[hobbit] Use hobbit in operation center with critcal systems view

Fri Nov 9 00:26:42 CET 2007

On Mon, Oct 15, 2007 at 09:29:53AM +0200, Gräub Roland wrote:
> In our environment the Operation Center always call when a alerts shows 
> up on their Event Console and acknowledge the alert. With this action 
> the alert is no longer visible for the operators.
>
> Now following questions/toughts came up when we look closer;
> 
> Acknowledge; 
> If an alert is acknowledge from the operators in critical systems 
> this is a fix acknowledge for the given time, also when there is a 
> status change.
> When a problem is fixed and goes red/yellow again it will not shown 
> up in critical view until the acked time is expired.
> This sould be an option to ack a alert until a status change (like in 
> disable until ok).

I decided against the "ack-until-ok" method, because in my experience
systems often go briefly ok while being fixed, and then they crash
again. (E.g. you'd reboot a server and all the processes startup, but
one process that is being monitored dies after a few minutes). So the
monitoring reports OK for a few minutes, and then go red - if you did
use an "ack-until-ok" it would show up on the critical systems view
again, triggering a new ticket.

What happens now is that when the status goes green, a timer kicks off
in Hobbit which lasts 12 minutes (i.e. 2 normal test cycles, plus a bit
for good measure). If the test has been OK throughout those 12 minutes
then the ack is cleared; if it goes non-green during that time the timer
is reset and the ack persists (at least until it eventually expires).

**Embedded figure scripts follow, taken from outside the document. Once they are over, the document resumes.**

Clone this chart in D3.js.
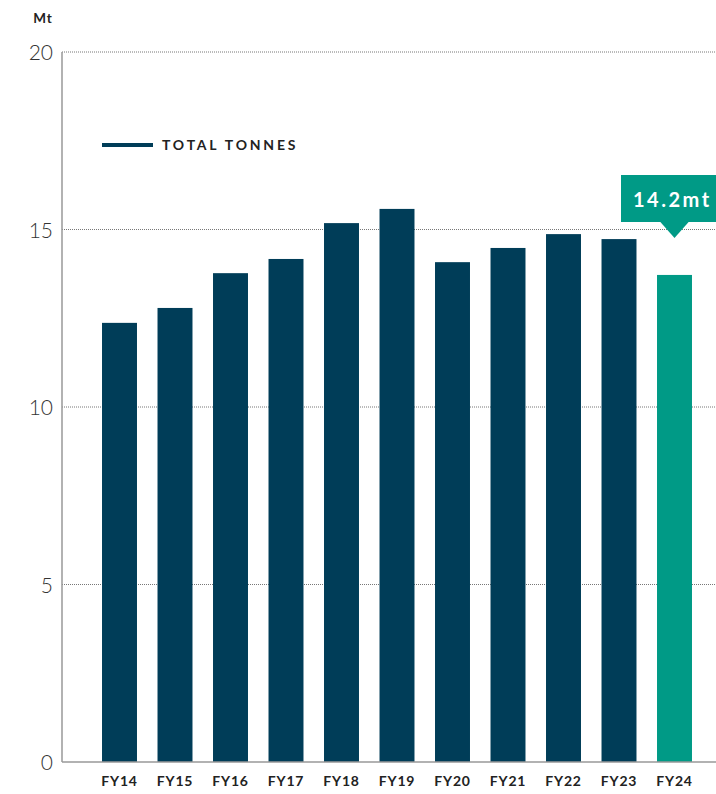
<!DOCTYPE html>
<html lang="en">
<head>
  <meta charset="utf-8">
  <title>Total tonnes</title>
  <style>
    body { margin: 0; background: #fff; }
    #chart text { font-family: Lato, "Open Sans", sans-serif; }
    .tick-y { font-size: 21px; font-weight: 300; fill: #333; text-anchor: end; }
    .tick-x { font-size: 14px; font-weight: 700; fill: #222; text-anchor: middle; letter-spacing: 0.8px; }
  </style>
</head>
<body>
<div id="chart"></div>
<script src="https://d3js.org/d3.v7.min.js"></script>
<script>
  const years = ["FY14", "FY15", "FY16", "FY17", "FY18", "FY19", "FY20", "FY21", "FY22", "FY23", "FY24"];
  const tonnes = [12.37, 12.79, 13.77, 14.17, 15.18, 15.58, 14.08, 14.48, 14.87, 14.73, 13.72];
  const yTicks = [0, 5, 10, 15, 20];
  const unitLabel = "Mt";
  const legendLabel = "TOTAL TONNES";
  const calloutLabel = "14.2mt";

  const chartWidth = 716, chartHeight = 794;
  const axisX = 62, plotTop = 52, plotBottom = 762;
  const dark = "#003d58", teal = "#009a86";

  const svg = d3.select("#chart").append("svg")
    .attr("width", chartWidth)
    .attr("height", chartHeight);

  const x = d3.scaleBand()
    .domain(years)
    .range([91.75, 702.25])
    .paddingInner(0.37)
    .paddingOuter(0.185);

  const y = d3.scaleLinear()
    .domain([0, 20])
    .range([plotBottom, plotTop]);

  // dotted gridlines
  svg.append("g")
    .selectAll("line")
    .data(yTicks.filter(d => d > 0))
    .join("line")
    .attr("x1", axisX)
    .attr("x2", chartWidth)
    .attr("y1", d => y(d))
    .attr("y2", d => y(d))
    .attr("stroke", "#777")
    .attr("stroke-width", 1)
    .attr("stroke-dasharray", "1,1");

  // bars
  svg.append("g")
    .selectAll("rect")
    .data(years)
    .join("rect")
    .attr("x", d => x(d))
    .attr("width", x.bandwidth())
    .attr("y", (d, i) => y(tonnes[i]))
    .attr("height", (d, i) => y(0) - y(tonnes[i]))
    .attr("fill", (d, i) => i === years.length - 1 ? teal : dark);

  // axis lines
  svg.append("line")
    .attr("x1", axisX).attr("x2", axisX)
    .attr("y1", plotTop).attr("y2", plotBottom)
    .attr("stroke", "#999").attr("stroke-width", 1.5);
  svg.append("line")
    .attr("x1", axisX).attr("x2", chartWidth)
    .attr("y1", plotBottom).attr("y2", plotBottom)
    .attr("stroke", "#999").attr("stroke-width", 1.5);

  // y tick labels
  svg.append("g")
    .selectAll("text")
    .data(yTicks)
    .join("text")
    .attr("class", "tick-y")
    .attr("x", 53)
    .attr("y", d => y(d) + 8)
    .text(d => d);

  svg.append("text")
    .attr("x", 43)
    .attr("y", 23)
    .attr("text-anchor", "middle")
    .attr("font-size", 13.5)
    .attr("font-weight", 700)
    .attr("letter-spacing", 1)
    .attr("fill", "#222")
    .text(unitLabel);

  // x tick labels
  svg.append("g")
    .selectAll("text")
    .data(years)
    .join("text")
    .attr("class", "tick-x")
    .attr("x", d => x(d) + x.bandwidth() / 2)
    .attr("y", 786)
    .text(d => d);

  // legend
  svg.append("line")
    .attr("x1", 102).attr("x2", 153)
    .attr("y1", 145).attr("y2", 145)
    .attr("stroke", dark).attr("stroke-width", 4);
  svg.append("text")
    .attr("x", 162)
    .attr("y", 150)
    .attr("font-size", 14)
    .attr("font-weight", 700)
    .attr("letter-spacing", 2.8)
    .attr("fill", "#222")
    .text(legendLabel);

  // callout over last bar
  const lastX = x(years[years.length - 1]) + x.bandwidth() / 2;
  const callout = svg.append("g");
  callout.append("rect")
    .attr("x", 621).attr("y", 175)
    .attr("width", 110).attr("height", 47)
    .attr("fill", teal);
  callout.append("path")
    .attr("d", `M${lastX - 15},221 L${lastX + 15},221 L${lastX},238 Z`)
    .attr("fill", teal);
  callout.append("text")
    .attr("x", 633)
    .attr("y", 207)
    .attr("font-size", 20)
    .attr("font-weight", 700)
    .attr("letter-spacing", 2.5)
    .attr("fill", "#fff")
    .text(calloutLabel);
</script>
</body>
</html>
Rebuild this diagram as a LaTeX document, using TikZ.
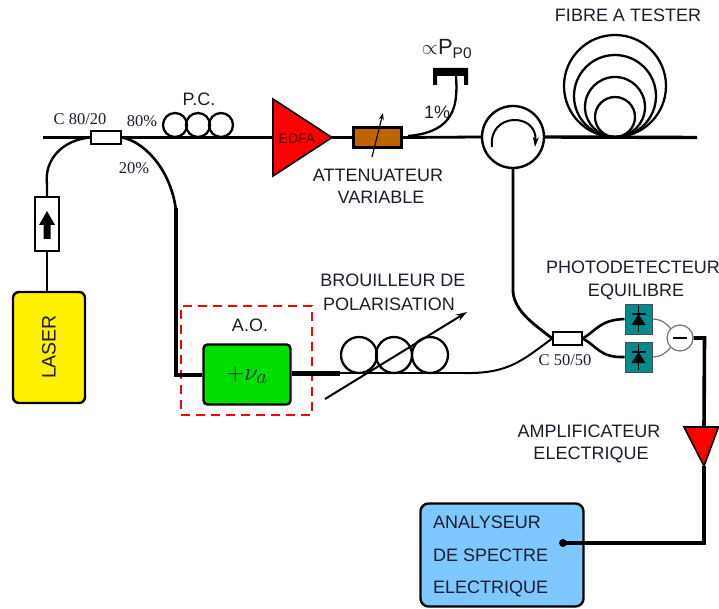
\documentclass[tikz,border=0pt]{standalone}
\usepackage{fontspec}
\setmainfont{Liberation Sans}
\newfontfamily\serifcmp{Liberation Serif}
\usetikzlibrary{arrows.meta,calc}
\definecolor{ink}{HTML}{1C1C2E}
\definecolor{attfill}{HTML}{C06400}
\definecolor{teal1}{HTML}{008C8C}
\definecolor{blue1}{HTML}{7FC8FF}
\definecolor{green1}{HTML}{00E000}
\tikzset{
 fibre/.style={line width=3.4pt,black},
 thinfibre/.style={line width=2.8pt,black},
 lbl/.style={font=\fontsize{18}{20}\selectfont,text=ink,inner sep=0pt,align=center},
 serif/.style={font=\serifcmp\fontsize{16.5}{18}\selectfont,text=ink,inner sep=0pt},
 coupler/.style={draw=black,line width=1.4pt,fill=white,inner sep=0pt,minimum width=30pt,minimum height=13pt},
 loopc/.style={circle,draw=black,line width=2.3pt,fill=none,inner sep=0pt},
 pdbox/.style={draw=black!70,line width=1pt,fill=teal1,inner sep=0pt,minimum width=27pt,minimum height=30pt},
}
\begin{document}
\begin{tikzpicture}[x=1pt,y=-1pt]
\useasboundingbox (0,0) rectangle (719,609);
% ---- boxes
\node[coupler] (c8020) at (106,137.5) {};
\node[draw=black,line width=2.4pt,fill=yellow,rounded corners=6pt,minimum width=72pt,minimum height=111pt,inner sep=0pt] (laser) at (49,347.5) {};
\node[lbl,rotate=90,font=\fontsize{19.5}{22}\selectfont] (lasertxt) at (49,347) {LASER};
\node[draw=black,line width=1.4pt,fill=white,minimum width=24pt,minimum height=54pt,inner sep=0pt] (iso) at (47,224) {};
\node[loopc,minimum size=24pt] (pc1) at (175,125) {};
\node[loopc,minimum size=24pt] (pc2) at (198,125) {};
\node[loopc,minimum size=24pt] (pc3) at (221,125) {};
\node[draw=black,line width=3.4pt,fill=attfill,minimum width=48pt,minimum height=20pt,inner sep=0pt] (att) at (377.5,137.5) {};
\node[circle,draw=black,line width=2.4pt,fill=white,minimum size=62pt,inner sep=0pt] (circ) at (513,137) {};
\node[loopc,minimum size=102pt] (f1) at (615,86) {};
\node[loopc,minimum size=82pt] (f2) at (615,96) {};
\node[loopc,minimum size=60pt] (f3) at (615,107) {};
\node[loopc,minimum size=40pt] (f4) at (615,117) {};
\node[inner sep=0pt,minimum size=0pt] (det) at (456,76) {};
\fill[black] (433,68) rectangle (468,76) (433,68) rectangle (437,85) (464,68) rectangle (468,85);
\node[draw=red,dash pattern=on 9pt off 6pt,line width=1.2pt,minimum width=131pt,minimum height=109pt,inner sep=0pt] (aobox) at (246.5,360.5) {};
\node[draw=black,line width=2.4pt,fill=green1,rounded corners=4pt,minimum width=87pt,minimum height=60pt,inner sep=0pt] (ao) at (247,374.5) {};
\node[inner sep=0pt,font=\fontsize{28}{30}\selectfont,text=ink] (aotxt) at (247,375) {$+\nu_a$};
\node[loopc,minimum size=36pt] (b1) at (359,355) {};
\node[loopc,minimum size=36pt] (b2) at (394,355) {};
\node[loopc,minimum size=36pt] (b3) at (430,355) {};
\node[coupler,minimum width=29pt] (c5050) at (567.5,338.5) {};
\node[pdbox] (pd1) at (638.5,319) {};
\node[pdbox] (pd2) at (638.5,357) {};
\node[circle,draw=black!55,line width=1.2pt,fill=white,minimum size=26pt,inner sep=0pt] (minus) at (680,338) {};
\node[draw=black,line width=2.4pt,fill=blue1,rounded corners=8pt,minimum width=163pt,minimum height=103pt,inner sep=0pt] (spec) at (502,555) {};
% ---- triangles
\coordinate (edfaL) at (273,137.5);
\coordinate (edfaT) at (332,137.5);
\filldraw[fill=red,draw=black,line width=1.6pt] (273,99) -- (edfaT) -- (273,176) -- cycle;
\coordinate (ampT) at (704,427);
\coordinate (ampB) at (704,466);
\filldraw[fill=red,draw=black,line width=1.6pt] (684,427) -- (718.5,427) -- (ampB) -- cycle;
% ---- connectors
\coordinate (mainstart) at (43,137.5);
\coordinate (mainend) at (697,137.5);
\coordinate (dot) at (563,543);
\draw[fibre] (mainstart) -- (c8020.west);
\draw[fibre] (c8020.east) -- (edfaL);
\draw[fibre] (edfaT) -- (att.west);
\draw[thinfibre] (att.east) -- (circ.west);
\draw[fibre] (circ.east) -- (mainend);
\draw[line width=2.4pt] (iso.north) -- ++(0,-12) .. controls (44,160) and (62,140) .. (c8020.west);
\draw[line width=2.6pt] (iso.south) -- (iso.south |- laser.north);
\draw[line width=2.6pt] (c8020.east) .. controls (140,140) and (170,165) .. (176,210);
\draw[line width=3.6pt,line join=miter] (176,208) -- (176,375) -- (ao.west |- 0,375);
\draw[line width=5pt] (ao.east |- 0,373) -- (340,373);
\draw[thinfibre] (340,373) -- (465,373);
\draw[line width=2pt] (465,373) .. controls (510,374) and (525,358) .. (c5050.west);
\draw[thinfibre] (circ.south) -- (513,292) .. controls (515,312) and (535,325) .. (c5050.west);
\draw[line width=2.6pt] (c5050.east) .. controls (597,330) and (600,320) .. (pd1.west);
\draw[line width=2.6pt] (c5050.east) .. controls (597,346) and (600,358) .. (pd2.west);
\draw[black!55,line width=1.2pt] (pd1.east) .. controls (660,319) and (665,322) .. (minus.north west);
\draw[black!55,line width=1.2pt] (pd2.east) .. controls (660,357) and (665,354) .. (minus.south west);
\draw[line width=3.6pt,line join=miter] (minus.east) -- (704.5,338) -- (ampT);
\draw[line width=3.6pt,line join=miter] (ampB) -- (704,543) -- (dot);
\fill[black] (dot) circle (4pt);
% fibre tap to the detector
\draw[line width=2.3pt] (det) .. controls (458,105) and (455,132) .. (408,136);
% ---- marks
\fill[black] (39,225) -- (47,211) -- (55,225) -- (50.5,225) -- (50.5,239) -- (43.5,239) -- (43.5,225) -- cycle;
\draw[line width=1.2pt,-{Stealth[length=7pt,width=5pt]}] (372,157) -- (383,113);
\draw[line width=2pt,-{Stealth[length=10pt,width=6pt]}] (492,147) .. controls (488,112) and (538,112) .. (535,147);
\draw[line width=2pt,-{Stealth[length=11pt,width=7pt]}] (325,399) -- (467,312);
\draw[line width=1.6pt] (673,338) -- (687,338);
% diodes
\foreach \n in {pd1,pd2}{
 \draw[black,line width=1pt] ($(\n.center)+(0,-13)$) -- ($(\n.center)+(0,13)$);
 \draw[black,line width=1.2pt] ($(\n.center)+(-7,-5)$) -- ($(\n.center)+(7,-5)$);
 \fill[black] ($(\n.center)+(0,-5)$) -- ($(\n.center)+(7,6)$) -- ($(\n.center)+(-7,6)$) -- cycle;
}
% ---- labels
\node[serif] (t1) at (80,119) {C 80/20};
\node[serif] (t2) at (142,121) {80\%};
\node[serif] (t3) at (134,168) {20\%};
\node[lbl] (t4) at (199,99) {P.C.};
\node[lbl,font=\fontsize{14}{15}\selectfont,text=black!70!red] (t5) at (297,139) {EDFA};
\node[lbl] (t6) at (378,175) {ATTENUATEUR};
\node[lbl] (t7) at (381,197) {VARIABLE};
\node[lbl,font=\fontsize{22}{24}\selectfont] (t8) at (447,49) {$\propto$P\textsubscript{P0}};
\node[lbl] (t9) at (437,112) {1\%};
\node[lbl] (t10) at (628,15) {FIBRE A TESTER};
\node[lbl] (t11) at (250,325) {A.O.};
\node[lbl] (t12) at (393,280) {BROUILLEUR DE};
\node[lbl] (t13) at (389,304) {POLARISATION};
\node[lbl,anchor=west] (t14) at (546,267) {PHOTODETECTEUR};
\node[lbl] (t15) at (636,292) {EQUILIBRE};
\node[serif] (t16) at (565,360) {C 50/50};
\node[lbl] (t17) at (589,431) {AMPLIFICATEUR};
\node[lbl] (t18) at (591,455) {ELECTRIQUE};
\node[lbl,anchor=west] (t19) at (433,522) {ANALYSEUR};
\node[lbl,anchor=west] (t20) at (433,555) {DE SPECTRE};
\node[lbl,anchor=west] (t21) at (433,589) {ELECTRIQUE};
\end{tikzpicture}
\end{document}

> The option Host-ack seems to be broken, on my system only one Test is 
> acknowledged although the Host-ack Checkbox is selected.

A quick test says you're right. Will have to look into that.

> Log;
> Missing a Log/Report from Critical view. A Report with information about 
> the alerts and acknowledgeds information that were made in Critical systems 
> would be helpful.

Right now it isn't even being logged, except inside the Hobbit daemon. A
reporting tool is needed, I agree.

> Definition (Edit Critical Systems);
> Easiest way for us; made standard definitions and add host to this templates. Works fine.
> But i miss a connection between alerts and critical view definition. Something like a option in hobbit-alerts.cfg to define that this rule is also valid for critical view. 
> Send a email when a alert shows up in critical view with all the possibiltys form hobbit-alerts.cfg. 

Wouldn't these two do the same thing ? 
Using the alert definitions to control the critical view is an interesting 
idea, I hadn't thought of that.

> Special Case missed or belated Messages by Operation Center;
> Now some application/scripts sends Alerts to the Console View and the Operation Center make an alert call for each event. 
> A problem in Hobbit/BB is when changes happen in red messages, the Operation Center didnt realize that until the acknowledge time runs out and they make the alert call again.
> This can happen for example in the disk status test (a second filesystem goes red) or with nested Tests/Logfiles. With the Event Console they get two messages (each for one Filesystem).

This is a problem with all of the tests that have multiple ways of going
red: disk, procs, msgs and http are the common ones. I don't have
solution to that right now. The way Hobbit works right now assumes that
when you get an alert about the "disk" status, you keep on fixing it
until the status goes green - and then the Operations Center won't need
to raise a ticket for the second event.

Regards,
Henrik